Researchers used NHANES data from 2005 to 2010 to evaluate the association of rice consumption with overall diet quality and key nutrient intake in a sample of 14,386 US adults.
In a study published online in the peer-reviewed journal Food and Nutrition Sciences, lead author Theresa Nicklas, DrPH, of Baylor College of Medicine, analyzed the National Health and Nutrition Examination Survey datasets from 2005-2010 and evaluated the association of rice consumption with overall diet quality and key nutrient intakes in a nationally representative sample of 14,386 U.S. adults.
Overall diet quality scores increased by 5.5 points between non-consumers of rice and the highest rice consumers (equaling 1 ounce or more). Moreover, the researchers rice consumption tended to correlate with higher fruit, dark green/orange vegetable, grain, meat and bean consumption; along with less added sugar and saturated fat.

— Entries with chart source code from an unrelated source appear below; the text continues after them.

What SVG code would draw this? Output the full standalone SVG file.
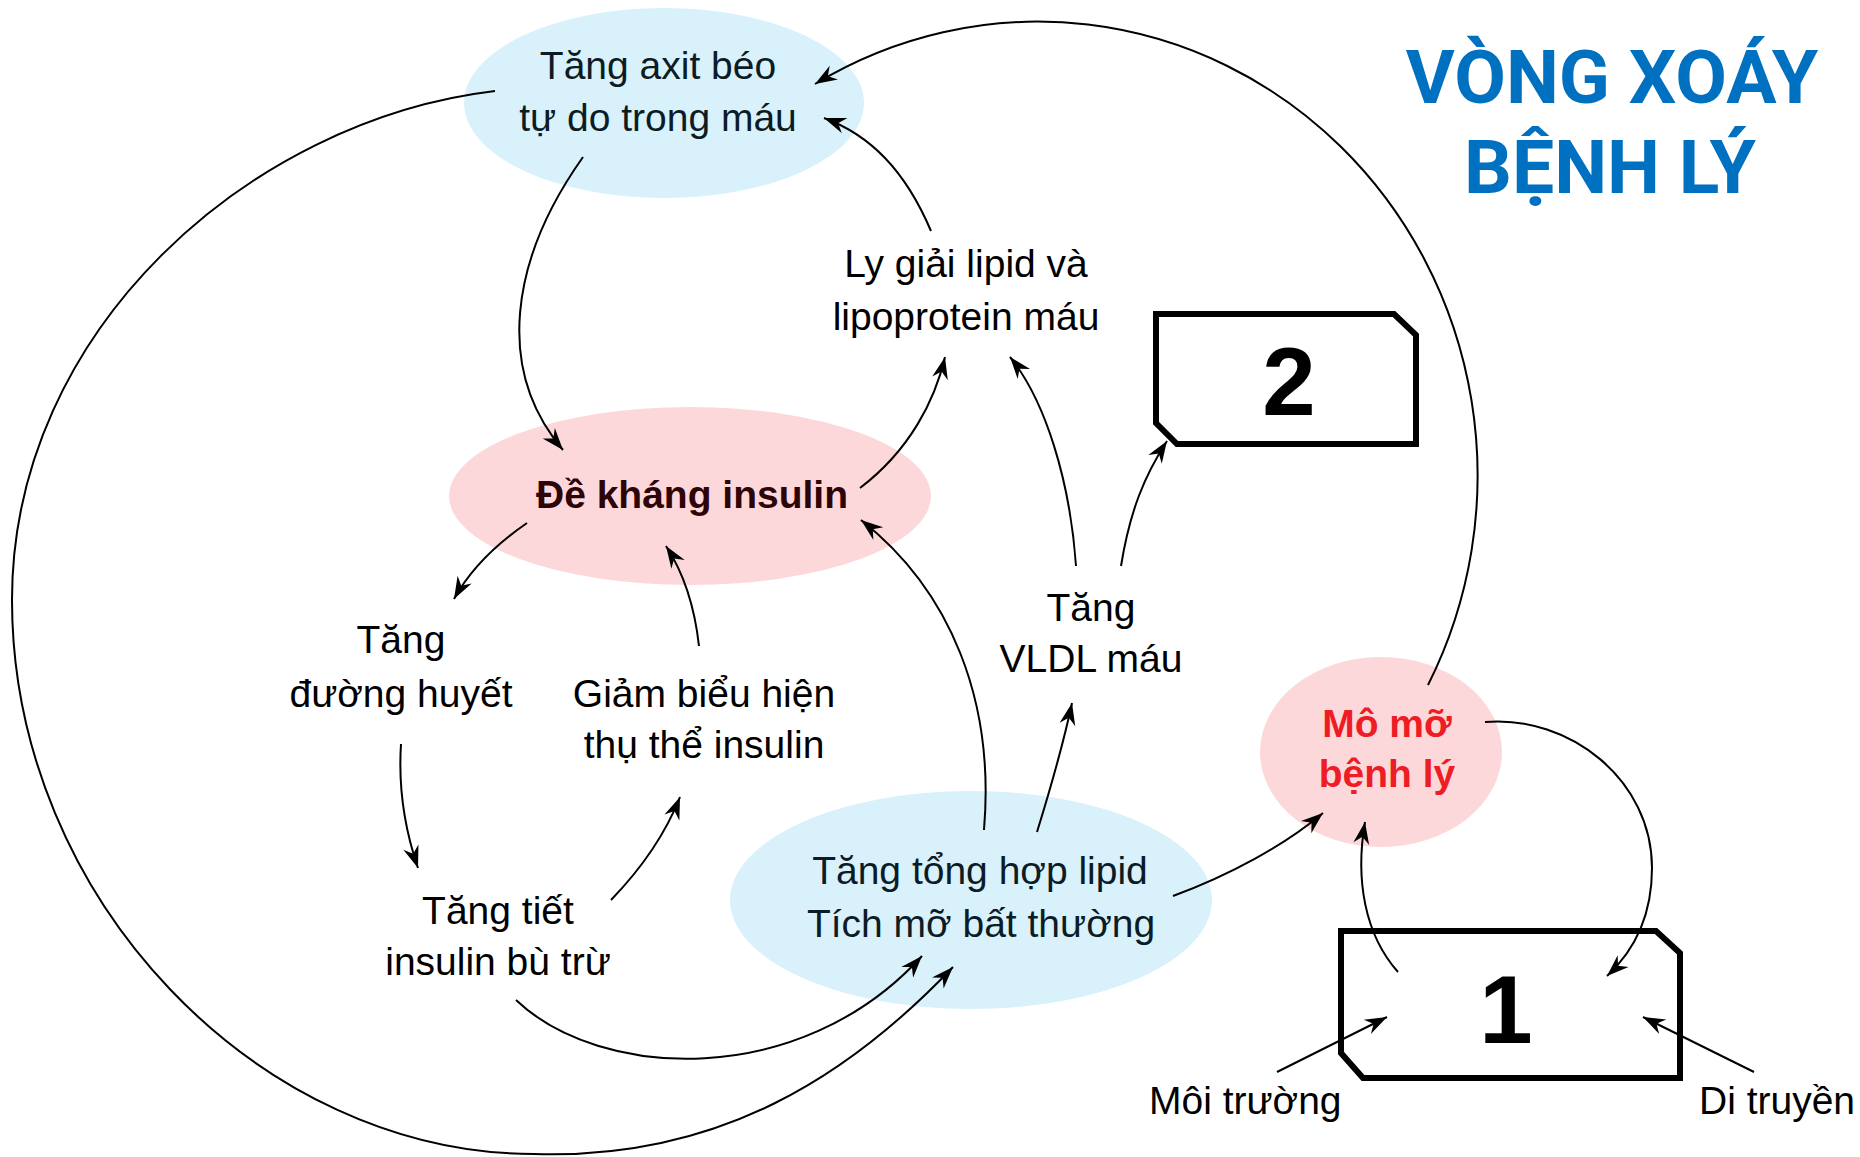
<svg xmlns="http://www.w3.org/2000/svg" width="1860" height="1157" viewBox="0 0 1860 1157">
<style>
.lbl{font-family:"Liberation Sans",Arial,sans-serif;font-size:39px;fill:#000;text-anchor:middle}
.dk{fill:#0c1c26}
.bold{font-weight:bold}
.blue{fill:#D9F1FA}
.pink{fill:#FDD8DA}
.box{fill:#fff;stroke:#000;stroke-width:6;stroke-linejoin:miter}
.num{font-family:"Liberation Sans",Arial,sans-serif;font-size:96px;font-weight:bold;fill:#000;text-anchor:middle}
.title{font-family:Roboto,"Liberation Sans",sans-serif;font-size:75px;font-weight:bold;fill:#0070C0;text-anchor:middle}
.con path{fill:none;stroke:#000;stroke-width:2;marker-end:url(#ah)}
</style>
<defs>
<marker id="ah" markerUnits="userSpaceOnUse" viewBox="-24 -10 26 20" refX="0" refY="0" markerWidth="26" markerHeight="20" orient="auto">
<path d="M0,0 L-22,-8 L-15,0 L-22,8 Z" fill="#000"/>
</marker>
</defs>
<rect width="1860" height="1157" fill="#fff"/>

<g id="nodeA">
<ellipse class="blue" cx="664" cy="103" rx="200" ry="95"/>
<text class="lbl dk" x="658" y="79">Tăng axit béo</text>
<text class="lbl dk" x="658" y="131">tự do trong máu</text>
</g>
<g id="nodeB">
<ellipse class="pink" cx="690" cy="496" rx="241" ry="89"/>
<text class="lbl bold" x="692" y="508" style="fill:#2d0508">Đề kháng insulin</text>
</g>
<g id="nodeC">
<ellipse class="blue" cx="971" cy="900" rx="241" ry="109"/>
<text class="lbl dk" x="980" y="884">Tăng tổng hợp lipid</text>
<text class="lbl dk" x="981" y="937">Tích mỡ bất thường</text>
</g>
<g id="nodeMoMo">
<ellipse class="pink" cx="1381" cy="752" rx="121" ry="95"/>
<text class="lbl bold" x="1387" y="737" style="fill:#EE1C24">Mô mỡ</text>
<text class="lbl bold" x="1387" y="787" style="fill:#EE1C24">bệnh lý</text>
</g>
<g id="nodeLy">
<text class="lbl" x="966" y="277">Ly giải lipid và</text>
<text class="lbl" x="966" y="330">lipoprotein máu</text>
</g>
<g id="nodeVLDL">
<text class="lbl" x="1091" y="621">Tăng</text>
<text class="lbl" x="1091" y="672">VLDL máu</text>
</g>
<g id="nodeDuong">
<text class="lbl" x="401" y="653">Tăng</text>
<text class="lbl" x="401" y="707">đường huyết</text>
</g>
<g id="nodeGiam">
<text class="lbl" x="704" y="707">Giảm biểu hiện</text>
<text class="lbl" x="704" y="758">thụ thể insulin</text>
</g>
<g id="nodeTiet">
<text class="lbl" x="498" y="924">Tăng tiết</text>
<text class="lbl" x="498" y="975">insulin bù trừ</text>
</g>
<g id="box2">
<path class="box" d="M1156 314 L1394 314 L1416 335 L1416 444 L1177 444 L1156 423 Z"/>
<text class="num" x="1289" y="415">2</text>
</g>
<g id="box1">
<path class="box" d="M1341 931 L1656 931 L1680 953 L1680 1078 L1363 1078 L1341 1053 Z"/>
<text class="num" x="1506" y="1043">1</text>
</g>
<g id="nodeMoiTruong">
<text class="lbl" x="1149" y="1114" style="text-anchor:start">Môi trường</text>
</g>
<g id="nodeDiTruyen">
<text class="lbl" x="1699" y="1114" style="text-anchor:start">Di truyền</text>
</g>
<g id="title">
<text class="title" x="1612" y="103">VÒNG XOÁY</text>
<text class="title" x="1610" y="193">BỆNH LÝ</text>
</g>

<g id="connectors" class="con">
<path d="M1428 685 A440 454 0 0 0 815 84"/>
<path d="M495 91 C250 120 12 330 12 600 C12 900 260 1154 534 1154 C720 1160 850 1075 953 967"/>
<path d="M583 157 C510 260 495 370 563 450"/>
<path d="M860 488 C910 450 935 400 945 357"/>
<path d="M931 231 C905 170 870 135 824 118"/>
<path d="M1076 566 C1070 480 1045 400 1010 357"/>
<path d="M1121 566 C1130 510 1145 475 1167 441"/>
<path d="M527 523 C495 545 470 570 454 599"/>
<path d="M699 646 C695 610 685 575 666 546"/>
<path d="M984 830 C995 700 950 590 861 520"/>
<path d="M1037 832 C1050 790 1062 750 1072 703"/>
<path d="M401 744 C398 790 405 830 418 868"/>
<path d="M611 900 C640 870 665 835 680 797"/>
<path d="M516 1000 C600 1080 800 1090 922 956"/>
<path d="M1173 896 C1230 875 1285 845 1323 813"/>
<path d="M1485 722 C1570 715 1652 780 1652 868 C1652 915 1635 950 1607 976"/>
<path d="M1398 972 C1365 935 1355 880 1365 822"/>
<path d="M1277 1072 L1387 1017"/>
<path d="M1754 1072 L1643 1017"/>
</g>
</svg>
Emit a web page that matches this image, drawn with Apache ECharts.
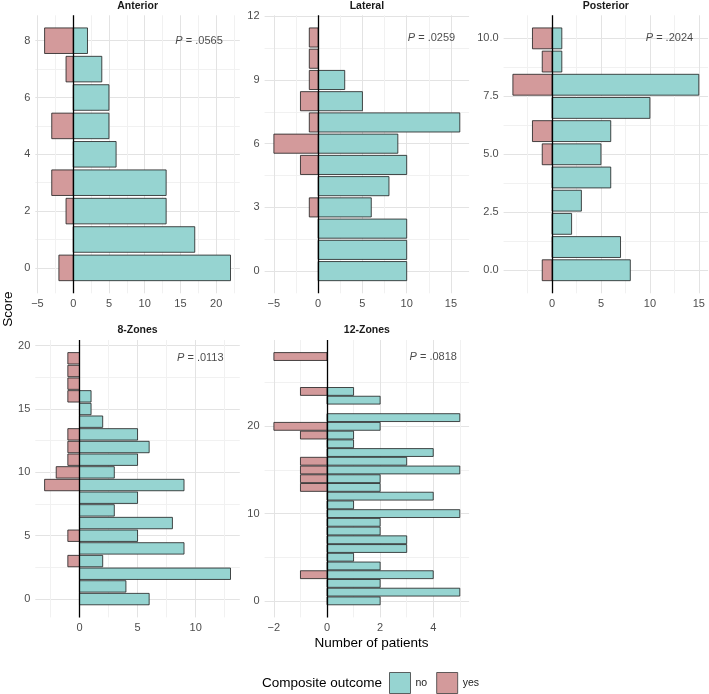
<!DOCTYPE html>
<html><head><meta charset="utf-8">
<script src="https://cdn.jsdelivr.net/npm/echarts@6/dist/echarts.min.js"></script>
<style>html,body{margin:0;padding:0;background:#fff}#c{width:709px;height:694px}</style>
</head><body><div id="c"></div>
<script>
// ---------------- DATA ----------------
const anteriorScores = [0, 1, 2, 3, 4, 5, 6, 7, 8];
const anteriorNo     = [22, 17, 13, 13, 6, 5, 5, 4, 2];
const anteriorYes    = [-2, 0, -1, -3, 0, -3, 0, -1, -4];
const anteriorXTicks = [-5, 0, 5, 10, 15, 20];
const anteriorYTicks = [0, 2, 4, 6, 8];

const lateralScores = [0, 1, 2, 3, 4, 5, 6, 7, 8, 9, 10, 11];
const lateralNo     = [10, 10, 10, 6, 8, 10, 9, 16, 5, 3, 0, 0];
const lateralYes    = [0, 0, 0, -1, 0, -2, -5, -1, -2, -1, -1, -1];
const lateralXTicks = [-5, 0, 5, 10, 15];
const lateralYTicks = [0, 3, 6, 9, 12];

const posteriorScores = [0, 1, 2, 3, 4, 5, 6, 7, 8, 9, 10];
const posteriorNo     = [8, 7, 2, 3, 6, 5, 6, 10, 15, 1, 1];
const posteriorYes    = [-1, 0, 0, 0, 0, -1, -2, 0, -4, -1, -2];
const posteriorXTicks = [0, 5, 10, 15];
const posteriorYTicks = [0, 2.5, 5, 7.5, 10];

const zones8Scores = [0, 1, 2, 3, 4, 5, 6, 7, 8, 9, 10, 11, 12, 13, 14, 15, 16, 17, 18, 19];
const zones8No     = [6, 4, 13, 2, 9, 5, 8, 3, 5, 9, 3, 5, 6, 5, 2, 1, 1, 0, 0, 0];
const zones8Yes    = [0, 0, 0, -1, 0, -1, 0, 0, 0, -3, -2, -1, -1, -1, 0, 0, -1, -1, -1, -1];
const zones8XTicks = [0, 5, 10];
const zones8YTicks = [0, 5, 10, 15, 20];

const zones12Scores = [0, 1, 2, 3, 4, 5, 6, 7, 8, 9, 10, 11, 12, 13, 14, 15, 16, 17, 18, 19, 20, 21, 22, 23, 24, 25, 26, 27, 28];
const zones12No     = [2, 5, 2, 4, 2, 1, 3, 3, 2, 2, 5, 1, 4, 2, 2, 5, 3, 4, 1, 1, 2, 5, 0, 2, 1, 0, 0, 0, 0];
const zones12Yes    = [0, 0, 0, -1, 0, 0, 0, 0, 0, 0, 0, 0, 0, -1, -1, -1, -1, 0, 0, -1, -2, 0, 0, 0, -1, 0, 0, 0, -2];
const zones12XTicks = [-2, 0, 2, 4];
const zones12YTicks = [0, 10, 20];

const panelTitles = ['Anterior', 'Lateral', 'Posterior', '8-Zones', '12-Zones'];
const pValues = ['.0565', '.0259', '.2024', '.0113', '.0818'];
const seriesNames = ['no', 'yes'];

// ---------------- STYLE / LAYOUT ----------------
const FONT = "'Liberation Sans', Arial, Helvetica, sans-serif";
const COL_NO = '#96d4d1';
const COL_YES = '#d39a9b';
const BORDER = 'rgba(30,30,30,0.8)';
const L = { colLeft: [35.3, 264.6, 503.6], width: 204.5, rowTop: [15.3, 340], rowHeight: [278, 277.4] };
const cells = [[0, 0], [0, 1], [0, 2], [1, 0], [1, 1]];
const BAR_HALF = 0.45;

const panels = [
  { s: anteriorScores, no: anteriorNo, yes: anteriorYes, xt: anteriorXTicks, yt: anteriorYTicks, dec: 0 },
  { s: lateralScores, no: lateralNo, yes: lateralYes, xt: lateralXTicks, yt: lateralYTicks, dec: 0 },
  { s: posteriorScores, no: posteriorNo, yes: posteriorYes, xt: posteriorXTicks, yt: posteriorYTicks, dec: 1 },
  { s: zones8Scores, no: zones8No, yes: zones8Yes, xt: zones8XTicks, yt: zones8YTicks, dec: 0 },
  { s: zones12Scores, no: zones12No, yes: zones12Yes, xt: zones12XTicks, yt: zones12YTicks, dec: 0 }
];

function expand(lo, hi) { const s = hi - lo; return [lo - 0.05 * s, hi + 0.05 * s]; }
function minors(ticks, r) {
  const step = ticks[1] - ticks[0];
  const out = ticks.map(v => v - step / 2).concat([ticks[ticks.length - 1] + step / 2]);
  return out.filter(v => v > r[0] && v < r[1]);
}
function fmt(dec) {
  return v => { const t = Math.abs(v).toFixed(dec); return v < 0 ? '\u2212' + t : t; };
}
function barRender(fill) {
  return function (params, api) {
    const y = api.value(0), x = api.value(1);
    const a = api.coord([0, y + BAR_HALF]);
    const b = api.coord([x, y - BAR_HALF]);
    return {
      type: 'rect',
      shape: { x: Math.min(a[0], b[0]), y: Math.min(a[1], b[1]), width: Math.abs(b[0] - a[0]), height: Math.abs(b[1] - a[1]) },
      style: { fill: fill, stroke: BORDER, lineWidth: 1 }
    };
  };
}

const grids = [], xAxes = [], yAxes = [], series = [], graphics = [];
const labelStyle = { color: '#4d4d4d', fontSize: 11, fontFamily: FONT };

panels.forEach((p, i) => {
  const [r, c] = cells[i];
  grids.push({ left: L.colLeft[c], top: L.rowTop[r], width: L.width, height: L.rowHeight[r], containLabel: false });
  const xr = expand(Math.min(0, ...p.yes), Math.max(0, ...p.no));
  const yr = expand(Math.min(...p.s) - BAR_HALF, Math.max(...p.s) + BAR_HALF);
  const xm = minors(p.xt, xr), ym = minors(p.yt, yr);
  // major axes
  xAxes.push({ type: 'value', gridIndex: i, min: xr[0], max: xr[1], position: 'bottom',
    axisLine: { show: false }, axisTick: { show: false, customValues: p.xt },
    axisLabel: Object.assign({ customValues: p.xt, formatter: fmt(0), margin: 5 }, labelStyle),
    splitLine: { show: true, lineStyle: { color: '#e3e3e3', width: 1 } } });
  yAxes.push({ type: 'value', gridIndex: i, min: yr[0], max: yr[1], position: 'left',
    axisLine: { show: false }, axisTick: { show: false, customValues: p.yt },
    axisLabel: Object.assign({ customValues: p.yt, formatter: fmt(p.dec), margin: 5 }, labelStyle),
    splitLine: { show: true, lineStyle: { color: '#e3e3e3', width: 1 } } });
  // minor axes (gridlines only)
  xAxes.push({ type: 'value', gridIndex: i, min: xr[0], max: xr[1], position: 'top',
    axisLine: { show: false }, axisTick: { show: false, customValues: xm },
    axisLabel: { show: false }, splitLine: { show: true, lineStyle: { color: '#f1f1f1', width: 1 } } });
  yAxes.push({ type: 'value', gridIndex: i, min: yr[0], max: yr[1], position: 'right',
    axisLine: { show: false }, axisTick: { show: false, customValues: ym },
    axisLabel: { show: false }, splitLine: { show: true, lineStyle: { color: '#f1f1f1', width: 1 } } });

  [[p.no, COL_NO, 'no'], [p.yes, COL_YES, 'yes']].forEach(([vals, col, name]) => {
    series.push({
      type: 'custom', name: name, xAxisIndex: 2 * i, yAxisIndex: 2 * i, z: 3,
      itemStyle: { color: col, borderColor: BORDER, borderWidth: 1 },
      data: p.s.map((s, k) => [s, vals[k]]).filter(d => d[1] !== 0),
      renderItem: barRender(col), silent: true
    });
  });

  // P-value annotation + zero line
  const maxNo = Math.max(...p.no), maxS = Math.max(...p.s);
  series.push({
    type: 'scatter', xAxisIndex: 2 * i, yAxisIndex: 2 * i, z: 10, silent: true,
    symbolSize: 0, data: [[0.8 * maxNo, maxS]],
    label: { show: true, position: 'inside', formatter: '{i|P} = ' + pValues[i],
      color: '#1a1a1a', fontSize: 11, fontFamily: FONT,
      rich: { i: { fontStyle: 'italic', fontSize: 11, fontFamily: FONT, color: '#1a1a1a' } } },
    markLine: { silent: true, symbol: ['none', 'none'], label: { show: false },
      lineStyle: { color: '#000', width: 1.3, type: 'solid' }, data: [{ xAxis: 0 }], animation: false }
  });

  graphics.push({ type: 'text', x: L.colLeft[c] + L.width / 2, y: L.rowTop[r] - 9.5,
    style: { text: panelTitles[i], textAlign: 'center', textVerticalAlign: 'middle',
      font: 'bold 10.5px ' + FONT, fill: '#1a1a1a' } });
});

graphics.push({ type: 'text', x: 371.5, y: 643, style: { text: 'Number of patients', textAlign: 'center', textVerticalAlign: 'middle', font: '13.5px ' + FONT, fill: '#000' } });
graphics.push({ type: 'text', x: 8.5, y: 309, rotation: Math.PI / 2, style: { text: 'Score', textAlign: 'center', textVerticalAlign: 'middle', font: '13.5px ' + FONT, fill: '#000' } });
graphics.push({ type: 'text', x: 262, y: 683, style: { text: 'Composite outcome', textAlign: 'left', textVerticalAlign: 'middle', font: '13.5px ' + FONT, fill: '#000' } });

const chart = echarts.init(document.getElementById('c'), null, { renderer: 'canvas' });
chart.setOption({
  animation: false,
  backgroundColor: '#fff',
  grid: grids, xAxis: xAxes, yAxis: yAxes, series: series,
  graphic: graphics,
  legend: {
    left: 389, top: 672, padding: 0, orient: 'horizontal', itemWidth: 21, itemHeight: 21, itemGap: 9,
    selectedMode: false,
    textStyle: { fontSize: 10.5, fontFamily: FONT, color: '#1a1a1a' },
    data: seriesNames.map((n, k) => ({ name: n, icon: 'rect',
      itemStyle: { color: k === 0 ? COL_NO : COL_YES, borderColor: 'rgba(60,60,60,0.8)', borderWidth: 1 } }))
  }
});
</script></body></html>
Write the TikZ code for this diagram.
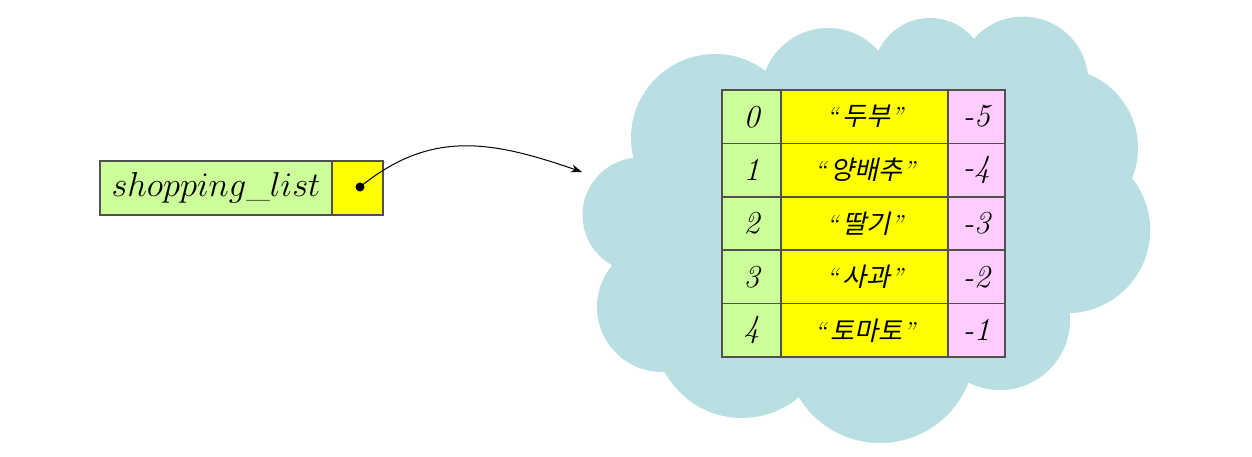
\documentclass[tikz,border=0pt]{standalone}
\usepackage{fontspec}
\usepackage{tikz}
\usetikzlibrary{positioning, arrows.meta}

\newfontfamily\krfont{Noto Sans CJK KR}[FakeSlant=0.22]

\definecolor{idxgreen}{RGB}{204,255,153}
\definecolor{valyellow}{RGB}{255,255,0}
\definecolor{negpink}{RGB}{255,204,255}
\definecolor{cloudblue}{RGB}{185,223,226}
\definecolor{cellline}{RGB}{80,80,80}

\newcommand{\kval}[1]{{\itshape``\,}{\krfont #1}{\itshape''}}

\begin{document}
\begin{tikzpicture}[
    x=0.5pt, y=-0.5pt,
    >=Stealth,
    node distance=0pt,
    cell/.style={
        draw=cellline,
        line width=0.8pt,
        rectangle,
        outer sep=0pt,
        inner sep=0pt,
        minimum height=26.7pt,
        font=\fontsize{16}{18}\selectfont
    },
    idxcell/.style={cell, fill=idxgreen, minimum width=29.5pt},
    valcell/.style={cell, fill=valyellow, minimum width=83.5pt,
        font=\fontsize{13}{15}\selectfont},
    negcell/.style={cell, fill=negpink, minimum width=28.5pt},
    namebox/.style={cell, fill=idxgreen, minimum width=116pt, minimum height=27pt,
        font=\fontsize{17}{19}\selectfont},
    ptrbox/.style={cell, fill=valyellow, minimum width=25.5pt, minimum height=27pt}
]
\useasboundingbox (0,0) rectangle (1252,456);

% cloud (bumps around a middle disc)
\fill[cloudblue]
    (870,230) circle[radius=85pt]
    (720,245) circle[radius=37pt]
    (640,215) circle[radius=28.75pt]
    (715,138) circle[radius=42pt]
    (828,95) circle[radius=33.5pt]
    (930,75) circle[radius=28.5pt]
    (1023,82) circle[radius=32.7pt]
    (1058,148) circle[radius=40pt]
    (1067,230) circle[radius=41.6pt]
    (1000,320) circle[radius=35pt]
    (880,348) circle[radius=47.5pt]
    (742,330) circle[radius=44pt]
    (662,307) circle[radius=32.5pt];

% variable
\node[namebox] (name) at (216,188) {$shopping\_list$};
\node[ptrbox, right=of name] (ptr) {};
\node[circle, fill=black, inner sep=0pt, minimum size=4.5pt] (dot) at (360,187) {};
\coordinate (target) at (582,172);

% list cells
\node[idxcell] (i0) at (751.5,116.7) {\itshape 0};
\node[valcell, right=of i0] (v0) {\kval{두부}};
\node[negcell, right=of v0] (n0) {\itshape -5};

\node[idxcell, below=of i0] (i1) {\itshape 1};
\node[valcell, right=of i1] (v1) {\kval{양배추}};
\node[negcell, right=of v1] (n1) {\itshape -4};

\node[idxcell, below=of i1] (i2) {\itshape 2};
\node[valcell, right=of i2] (v2) {\kval{딸기}};
\node[negcell, right=of v2] (n2) {\itshape -3};

\node[idxcell, below=of i2] (i3) {\itshape 3};
\node[valcell, right=of i3] (v3) {\kval{사과}};
\node[negcell, right=of v3] (n3) {\itshape -2};

\node[idxcell, below=of i3] (i4) {\itshape 4};
\node[valcell, right=of i4] (v4) {\kval{토마토}};
\node[negcell, right=of v4] (n4) {\itshape -1};

% reference
\draw[->, line width=0.5pt, >={Stealth[length=5.5pt, width=4pt]}]
    (dot.center) .. controls (430,130) and (490,140) .. (target);
\end{tikzpicture}
\end{document}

"Our results show that adults who eat rice had diets more consistent with what is recommended in the US Dietary Guidelines, and they showed higher amounts of potassium, magnesium, iron, folate and fiber while eating less saturated fat and added sugars," said lead author Theresa Nicklas, DrPH of Baylor College of Medicine. "Eating rice is also associated with eating more servings of fruit, vegetables, meat and beans.”
The highest rice consumption group also consumed 360 mg more of sodium than non-consumers of rice. Indeed, despite that rice itself is sodium-free, the authors suggest that this may be due to some rice products being processed with added sodium or that consumers season rice with added salt or high-sodium ingredients.
This research builds on two previously published studies that also showed the positive contribution of rice to diet quality. A 2009 observational study using NHANES datasets and Continuing Survey of Food Intakes by Individuals (CSFII), found that rice eaters consumed significantly less fat and saturated fat and consumed more iron, potassium, fiber, meat, vegetables and grains.
And a follow-up study in 2010, also using NHANES datasets, included children in the study group and further confirmed that rice consumption was associated with greater intake of a range of healthier foods and nutrients.
The majority of rice consumed is white rice.
The research was supported by the United States Department of Agriculture and the School of Nutrition and Food Sciences, Louisiana State University Agricultural Center, Baton Rouge, and it was funded in part by The Rice Foundation.
Source: Food and Nutrition Sciences
“Rice consumption is associated with better nutrient intake and diet quality in adults: national health and nutrition examination survey (NHANES) 2005-2010”
Authors: Nicklas TA, O'Neil C, Fulgoni V.